Poaching can seem like a small problem compared to all the other troubles in today’s world, but The Ivory Game dares to draw a line between extinction and international crime. This Netflix film chronicles a group of activists, reporters, and law officials as they tackle the rising tide of elephant hunting in Africa. Elephants are widely prized for their ivory tusks, and as a result, the creatures have been hunted nearly to extinction. The Ivory Game hopes to show viewers how the illegal sale of ivory goes on to fund criminal activity worldwide. One part shocking, one part heartbreaking, this film may be the last hope for one of Earth’s greatest living wonders.
 

Jesus Camp

“If you are a Christian, especially if you ever went to a church camp, you will find this documentary by turns deeply frustrating, deeply disturbing, and—we might as well admit it —vaguely familiar.
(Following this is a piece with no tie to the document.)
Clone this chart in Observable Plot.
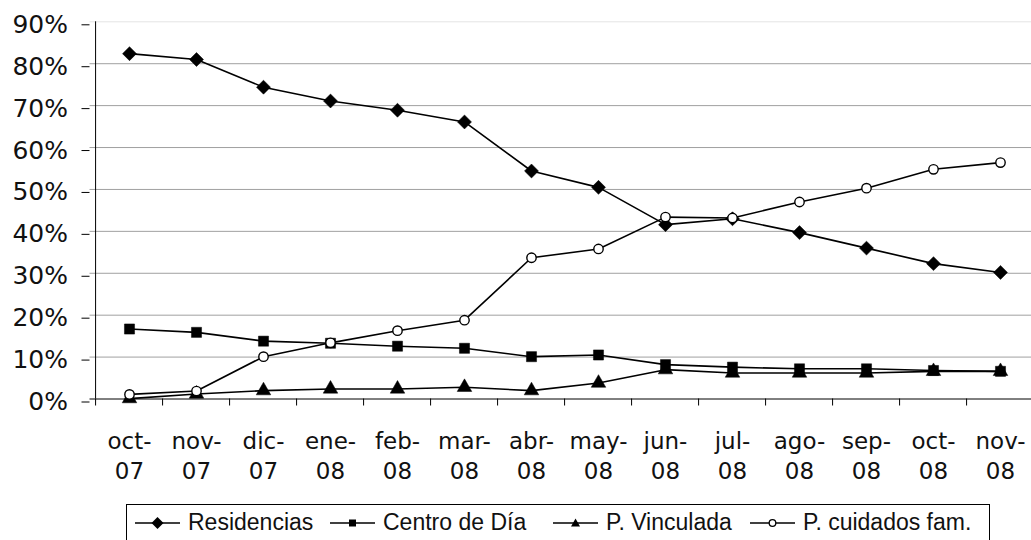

The Jesus Camp of this documentary is NOT, repeat NOT, representative of many of the great Christian camps I know, but neither is what you’ll see here unique. Christians should see this documentary, if for no other reason than to know what the ‘other side’ thinks of us.”
 

13th

Director Ava DuVernay, who is currently helming the upcoming A Wrinkle in Time film, first made waves with this startling documentary on the American prison systems. Known for her vocal approach on the subjects of race and equality, DuVernay comes at her viewers full-force, comparing modern incarceration to early slavery. Viewers are challenged to think critically on questions of truth and justice, while receiving an inside look at the legislation which governs American prisons. Described as devastating and profound, 13th is not for the faint of heart, but is nonetheless a story which needs telling.